Reports: Wiretapping of Manafort based on discredited Russian dossier

by WorldTribune Staff, September 19, 2017

U.S. officials investigating alleged Trump-Russia collusion obtained a FISA warrant to wiretap former Trump campaign chair Paul Manafort, before and after the election, based on the bogus dossier of ex-British spy Christopher Steele, reports say.

Fox News’s Ed Henry reported that the warrant was obtained “after the FBI embraced some of the details of that Russian dossier of then-President-elect Trump that has since been discredited.”

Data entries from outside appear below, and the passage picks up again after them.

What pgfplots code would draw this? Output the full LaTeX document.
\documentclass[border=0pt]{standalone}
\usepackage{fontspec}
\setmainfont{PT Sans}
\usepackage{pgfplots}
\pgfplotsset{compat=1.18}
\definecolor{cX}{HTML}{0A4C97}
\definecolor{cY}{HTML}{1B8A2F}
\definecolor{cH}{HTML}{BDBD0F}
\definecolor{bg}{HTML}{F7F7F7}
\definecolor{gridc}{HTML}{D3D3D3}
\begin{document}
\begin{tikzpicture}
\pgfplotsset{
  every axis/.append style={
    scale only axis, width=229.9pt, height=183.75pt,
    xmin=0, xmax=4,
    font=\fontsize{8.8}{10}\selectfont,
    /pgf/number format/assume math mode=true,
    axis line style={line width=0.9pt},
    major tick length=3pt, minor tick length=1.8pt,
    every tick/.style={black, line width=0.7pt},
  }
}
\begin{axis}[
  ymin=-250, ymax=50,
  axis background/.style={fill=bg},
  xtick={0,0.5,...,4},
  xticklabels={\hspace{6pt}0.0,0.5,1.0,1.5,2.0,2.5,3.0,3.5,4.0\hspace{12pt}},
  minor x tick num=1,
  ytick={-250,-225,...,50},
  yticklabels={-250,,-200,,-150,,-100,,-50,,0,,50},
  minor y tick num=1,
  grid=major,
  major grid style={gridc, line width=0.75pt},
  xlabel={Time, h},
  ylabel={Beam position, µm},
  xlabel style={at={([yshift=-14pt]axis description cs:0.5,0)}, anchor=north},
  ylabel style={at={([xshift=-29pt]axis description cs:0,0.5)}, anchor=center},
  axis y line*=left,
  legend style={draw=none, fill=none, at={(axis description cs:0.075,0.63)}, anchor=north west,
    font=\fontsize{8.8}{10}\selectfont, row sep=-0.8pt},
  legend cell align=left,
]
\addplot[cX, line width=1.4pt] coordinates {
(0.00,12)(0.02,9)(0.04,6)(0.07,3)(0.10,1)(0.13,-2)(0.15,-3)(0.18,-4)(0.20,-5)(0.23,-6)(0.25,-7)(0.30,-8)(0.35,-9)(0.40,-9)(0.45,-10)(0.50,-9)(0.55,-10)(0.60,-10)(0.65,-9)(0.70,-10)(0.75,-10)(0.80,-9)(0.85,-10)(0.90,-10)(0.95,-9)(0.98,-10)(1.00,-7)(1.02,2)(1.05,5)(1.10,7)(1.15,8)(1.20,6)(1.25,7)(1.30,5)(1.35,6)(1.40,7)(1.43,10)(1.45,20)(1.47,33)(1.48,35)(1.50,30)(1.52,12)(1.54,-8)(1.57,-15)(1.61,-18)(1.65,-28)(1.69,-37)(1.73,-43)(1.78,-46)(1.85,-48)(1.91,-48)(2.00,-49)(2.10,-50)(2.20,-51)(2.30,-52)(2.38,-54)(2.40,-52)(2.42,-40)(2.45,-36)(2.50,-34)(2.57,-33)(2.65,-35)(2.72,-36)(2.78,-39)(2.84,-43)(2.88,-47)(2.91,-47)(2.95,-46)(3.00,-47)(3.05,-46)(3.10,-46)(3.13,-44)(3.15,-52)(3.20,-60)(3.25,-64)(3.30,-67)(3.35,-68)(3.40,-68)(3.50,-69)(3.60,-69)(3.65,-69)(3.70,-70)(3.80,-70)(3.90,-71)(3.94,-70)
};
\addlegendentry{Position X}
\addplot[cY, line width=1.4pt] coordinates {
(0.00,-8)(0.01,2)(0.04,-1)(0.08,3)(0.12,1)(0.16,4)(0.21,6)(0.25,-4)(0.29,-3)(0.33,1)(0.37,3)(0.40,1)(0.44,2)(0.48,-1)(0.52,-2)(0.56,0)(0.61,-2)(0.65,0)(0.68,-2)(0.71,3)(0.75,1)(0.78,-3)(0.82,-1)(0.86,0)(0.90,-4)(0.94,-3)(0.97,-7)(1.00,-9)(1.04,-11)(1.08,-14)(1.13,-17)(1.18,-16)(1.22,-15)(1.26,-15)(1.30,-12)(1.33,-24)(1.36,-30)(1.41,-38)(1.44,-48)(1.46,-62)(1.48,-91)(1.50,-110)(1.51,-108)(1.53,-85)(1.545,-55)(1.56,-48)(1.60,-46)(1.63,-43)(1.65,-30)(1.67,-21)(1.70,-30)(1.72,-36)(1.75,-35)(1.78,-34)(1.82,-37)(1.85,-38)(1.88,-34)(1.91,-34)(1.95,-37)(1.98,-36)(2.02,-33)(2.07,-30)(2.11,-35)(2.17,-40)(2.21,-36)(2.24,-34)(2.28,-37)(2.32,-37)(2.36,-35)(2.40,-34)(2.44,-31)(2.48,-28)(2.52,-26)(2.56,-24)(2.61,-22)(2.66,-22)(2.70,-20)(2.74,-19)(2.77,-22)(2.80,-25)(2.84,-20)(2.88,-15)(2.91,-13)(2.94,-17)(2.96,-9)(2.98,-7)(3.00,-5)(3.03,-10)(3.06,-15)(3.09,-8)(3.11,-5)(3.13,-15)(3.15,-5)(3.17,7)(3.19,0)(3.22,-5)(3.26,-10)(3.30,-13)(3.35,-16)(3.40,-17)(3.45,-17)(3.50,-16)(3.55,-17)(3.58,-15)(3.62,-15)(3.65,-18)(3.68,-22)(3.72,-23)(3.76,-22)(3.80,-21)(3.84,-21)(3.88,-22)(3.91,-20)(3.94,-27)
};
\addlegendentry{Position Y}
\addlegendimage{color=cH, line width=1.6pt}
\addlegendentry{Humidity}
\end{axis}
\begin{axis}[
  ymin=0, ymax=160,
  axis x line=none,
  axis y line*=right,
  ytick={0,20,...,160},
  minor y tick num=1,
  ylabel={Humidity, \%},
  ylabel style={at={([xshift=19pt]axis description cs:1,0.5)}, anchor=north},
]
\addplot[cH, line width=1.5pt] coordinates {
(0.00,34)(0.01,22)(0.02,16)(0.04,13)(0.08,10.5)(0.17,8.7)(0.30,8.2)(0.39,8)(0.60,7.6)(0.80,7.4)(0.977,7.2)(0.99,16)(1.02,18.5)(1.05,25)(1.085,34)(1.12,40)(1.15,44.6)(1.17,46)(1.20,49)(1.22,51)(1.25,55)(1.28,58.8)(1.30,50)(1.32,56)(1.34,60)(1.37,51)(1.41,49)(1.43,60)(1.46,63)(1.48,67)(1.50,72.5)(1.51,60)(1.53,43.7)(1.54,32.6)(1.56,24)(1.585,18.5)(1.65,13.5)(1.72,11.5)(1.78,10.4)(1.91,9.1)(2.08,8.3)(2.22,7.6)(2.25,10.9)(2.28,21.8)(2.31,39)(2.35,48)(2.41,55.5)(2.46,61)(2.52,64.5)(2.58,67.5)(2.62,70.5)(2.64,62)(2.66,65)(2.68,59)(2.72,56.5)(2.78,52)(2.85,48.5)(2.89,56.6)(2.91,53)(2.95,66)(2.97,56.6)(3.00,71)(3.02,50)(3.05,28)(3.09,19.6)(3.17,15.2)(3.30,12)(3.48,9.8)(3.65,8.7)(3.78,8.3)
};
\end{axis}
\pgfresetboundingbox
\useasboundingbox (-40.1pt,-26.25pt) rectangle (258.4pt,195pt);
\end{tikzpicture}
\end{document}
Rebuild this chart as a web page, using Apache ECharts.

Paul Manafort. / Getty Images

Henry’s unnamed sources also said that the federal judges who approved the FISA warrant “are privately miffed” that the warrant was tied to the Steele dossier, which was funded by a political ally of Hillary Clinton.

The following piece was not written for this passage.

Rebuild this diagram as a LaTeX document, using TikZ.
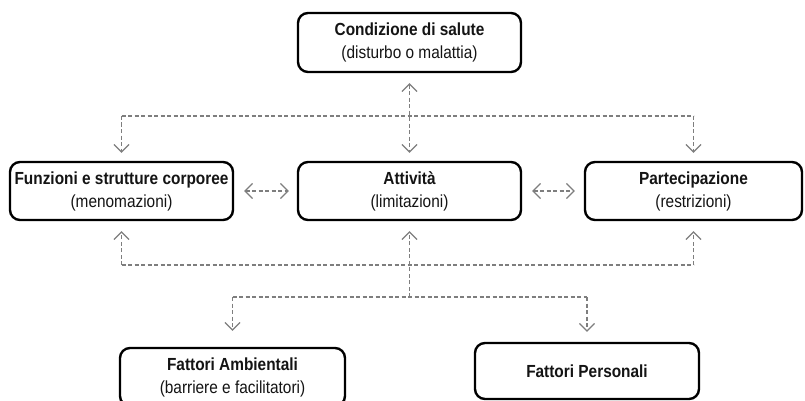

Related: Democrat accusers made heavy use of disinformation from Russia to target Trump, Sept. 15, 2017

CNN reported on Sept. 18 that surveillance of Manafort lasted through early this year, when he was said to still be in touch with Trump.

Trump tweeted in March: “Terrible! Just found out that Obama had my ‘wires tapped’ in Trump Tower just before the victory. Nothing found. This is McCarthyism!”

Roger Stone, a former business partner of Manafort’s and informal adviser of Trump’s, said the new revelations support Trump’s claim.

“The overwheming evidence is that Trump was also under surveillance, as he claimed overlapping with the time Manafort was being monitored,” Stone told The Daily Caller, adding that “the fruits of the surveillance were used for political purposes” against Trump.

Investigators reportedly also cited the Steele dossier in an application for a FISA warrant against Carter Page, who served as a volunteer on Trump’s campaign foreign policy team.

In the dossier, Steele cites a source who claimed that Manafort and Page were part of “a well-developed conspiracy of co-operation” between the Trump campaign and Russian leadership to help Trump win the presidency. Manafort “managed” the effort, using Page and others as intermediaries, Steele wrote in a memo dated sometime in late July.

Steele had reportedly provided copies of reports in the dossier to FBI agents he knew from previous spy projects.

“The possibility that the dossier served as the basis for the FISA warrants against Manafort and Page raises the stakes for the controversial document,” The Daily Caller said in its Sept. 19 report. “Republican lawmakers have started questioning how significant the dossier was to the FBI’s collusion investigation and how extensively investigators vetted the claims made in Steele’s reports.”